Historic Galveston Island is one of Texas' oldest and most popular coastal vacation destinations. Thanks to a variety of kid-friendly attractions, activities and events, it is also a perfect spot for a family vacation. Featuring miles of beaches, the nation's first "convertible" water park, a variety of outdoor activities, museums, shops, restaurants and more, there is something for kids of all ages on Galveston Island.
What kid doesn't like spending a day at the beach? As an island, Galveston is literally surrounded by beaches. Within the city limits, there are several public beaches with amenities maintained by the City of Galveston. Along the island's western end are miles of unimproved beachfront. Whatever you're looking for in a beach, odds are you'll find one to your liking on Galveston Island. Additionally, strolling or biking along Galveston's famed Seawall is a great way to view Galveston's Gulf beaches.
Kids loe water parks. And, on Galveston Island there is one you can visit in summer or winter. The world's first 'convertible waterpark,' Schlitterbahn Galveston is open year around. However, it is during the heat of summer that the park's cool, clear water feels most refreshing. Whether looking for a thrilling ride on a watercoaster or hoping to just relax in a wading pool, there are plenty of ways to cool off from the summer sun at Schlitterbahn Galveston.

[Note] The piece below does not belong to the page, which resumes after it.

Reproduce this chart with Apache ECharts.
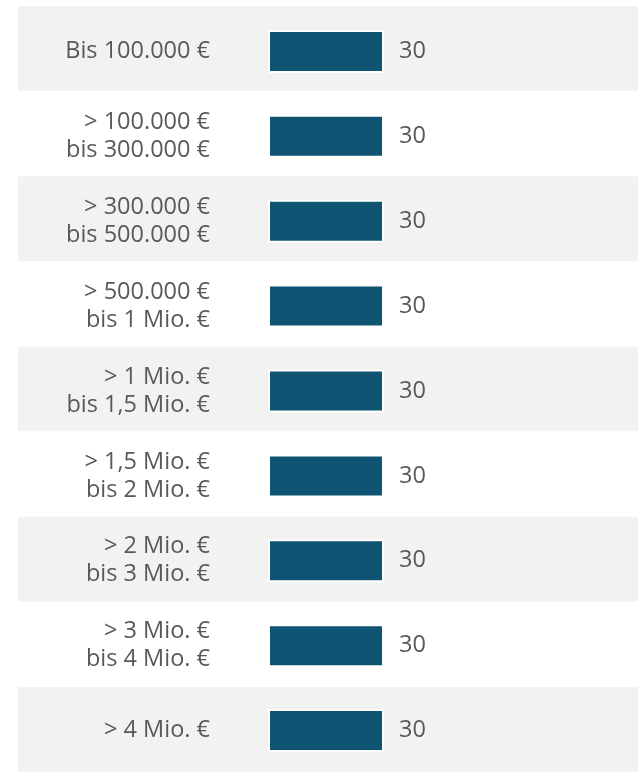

With its twin pyramids towering above the bay shore, Moody Gardens is an unmistakeable part of Galveston's landscape. Those pyramids are just part of magnificent Moody Gardens. With attractions that include several aquariums, an IMAX theatre and even a rainforest, Moody Gardens is a must see for Galveston visitors. Moody Gardens visitors can also take tours of Galveston Bay aboard the Colonel Paddlewheel Boat. Concerts are staged at Moody Gardens throughout the summer season as well.
Home to the 1877 tall ship Elissa, a national historic landmark, the Texas Seaport Museum tells the seaborne history of Galveston, which was known as "The Ellis Island of the West" in the 1800s. In addition to the Elissa, one of the main attractions is the Pier 21 Theater, which shows the panoramic documentary film, "The Great Storm," which documents the 1900 hurricane and its aftermath. Several other unique exhibits and displays help stitch together Galveston's long and colorful history.
In a town known for its history, it only makes sense to ring in the holiday season with characters from Christmases past. Such is the case with Galveston, where the annual Dickens on the Strand event helps usher in the month of December and kicks off the holiday season. Dickens on the Strand transports revelers back to the time of Charles Dickens for a weekend by providing non-stop entertainment on six stages, parades, street musicians, carolers and more – all dressed as characters from Dickens’ novels.
Saltwater fishing is a popular summer pasttime up and down the Texas coast. Galveston has a variety of angling options and venues. Bay and beach fishing is available to both fishermen with or without boats. There are also a number of piers and jetties for non-boaters and several access points and ramps for kayak fishermen and boating anglers.
Encompassing 2,000 acres on Galveston's west end, Galveston Island State Park has provided visitors with a location for an array of outdoor recreational activities since it opened in 1975. Popular activities within the park include swimming, fishing, bird watching and camping. Campsite with water and electricity, a fish cleaning station, outdoor showers, two-lane boat ramp, and 4 miles of hiking/mounting biking trails are among the amenities within Galveston Island State Park.